Swiss rescue workers have been helping to dig in the rubble of the earthquake-hit town of Padang for more than 24 hours, but have failed to find any survivors.
"Our teams are working, or have worked, at seven or eight sites," the team's spokeswoman on the spot, Michèle Mercier, told the Swiss news agency. She said they had recovered six bodies.
Padang is the capital of the Indonesian province of West Sumatra which was hit by a 7.6 magnitude earthquake on Wednesday. The authorities say 777 people have been confirmed dead, while the United Nations puts the figure at 1,100. Up to 4,000 people are thought to be still buried beneath the rubble
The Swiss have sent a total of 115 rescue workers belonging to the Swiss Rescue unit of the foreign ministry.
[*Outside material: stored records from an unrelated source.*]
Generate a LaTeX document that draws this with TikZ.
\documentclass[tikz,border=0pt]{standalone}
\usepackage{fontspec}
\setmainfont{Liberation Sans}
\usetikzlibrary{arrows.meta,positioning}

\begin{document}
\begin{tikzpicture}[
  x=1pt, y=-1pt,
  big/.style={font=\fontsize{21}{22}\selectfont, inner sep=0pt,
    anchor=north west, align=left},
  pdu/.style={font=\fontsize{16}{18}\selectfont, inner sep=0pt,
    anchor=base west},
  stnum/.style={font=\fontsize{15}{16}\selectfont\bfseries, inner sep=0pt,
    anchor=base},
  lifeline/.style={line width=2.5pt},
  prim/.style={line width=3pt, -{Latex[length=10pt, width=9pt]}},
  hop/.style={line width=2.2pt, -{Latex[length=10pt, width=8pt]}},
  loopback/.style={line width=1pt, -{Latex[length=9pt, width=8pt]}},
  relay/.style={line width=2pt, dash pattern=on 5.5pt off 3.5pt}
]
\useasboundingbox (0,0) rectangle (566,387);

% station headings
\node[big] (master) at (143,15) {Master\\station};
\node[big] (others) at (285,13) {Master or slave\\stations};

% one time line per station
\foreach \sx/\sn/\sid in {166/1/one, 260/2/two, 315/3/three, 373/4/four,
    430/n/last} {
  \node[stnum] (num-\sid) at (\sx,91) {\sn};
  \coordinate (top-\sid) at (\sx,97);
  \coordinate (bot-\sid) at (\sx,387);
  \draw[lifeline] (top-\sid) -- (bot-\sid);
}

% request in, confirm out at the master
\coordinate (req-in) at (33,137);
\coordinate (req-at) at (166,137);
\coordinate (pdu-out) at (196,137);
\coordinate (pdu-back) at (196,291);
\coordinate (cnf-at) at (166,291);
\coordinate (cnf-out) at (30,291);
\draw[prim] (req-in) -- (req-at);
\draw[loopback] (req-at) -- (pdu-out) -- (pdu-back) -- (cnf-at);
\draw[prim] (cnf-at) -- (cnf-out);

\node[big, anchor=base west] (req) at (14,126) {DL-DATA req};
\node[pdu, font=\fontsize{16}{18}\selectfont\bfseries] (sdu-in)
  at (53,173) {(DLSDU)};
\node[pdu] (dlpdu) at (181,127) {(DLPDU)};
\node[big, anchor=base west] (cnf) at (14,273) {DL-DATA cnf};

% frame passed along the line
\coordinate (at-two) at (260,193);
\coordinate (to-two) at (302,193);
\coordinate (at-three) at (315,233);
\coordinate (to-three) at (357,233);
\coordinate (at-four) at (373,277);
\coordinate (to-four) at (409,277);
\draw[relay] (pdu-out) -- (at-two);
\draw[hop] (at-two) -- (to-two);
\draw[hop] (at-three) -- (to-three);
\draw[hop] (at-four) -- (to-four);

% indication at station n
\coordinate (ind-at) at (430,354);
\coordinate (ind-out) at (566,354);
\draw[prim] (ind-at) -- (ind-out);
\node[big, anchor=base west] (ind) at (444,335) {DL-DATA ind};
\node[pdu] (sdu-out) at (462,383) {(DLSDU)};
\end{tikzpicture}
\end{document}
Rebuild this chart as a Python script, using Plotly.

Swiss aid is being coordinated with United Nations organisations.
The Swiss rescue workers, using dogs and infra-red equipment, have worked in shifts almost round the clock, and a small group has joined an international team which is investigating the situation in the outlying villages.
An Indonesian official said on Saturday that 600 people were missing in villages to the north-west of Padang, buried under mud slides.
The Swiss have not set a time limit on their operation. "It's important to keep up hope and show the victims that they have not been forgotten," Mercier explained.
Meanwhile Swiss Solidarity, the fundraising arm of the Swiss Broadcasting Corporation, swissinfo's parent body, has launched an appeal for donations to help the victims of the Sumatra earthquake and of the typhoon which swept through the Philippines and other Asian countries.
The account number is CP 10-15 000-6, and gifts should be marked "Asia".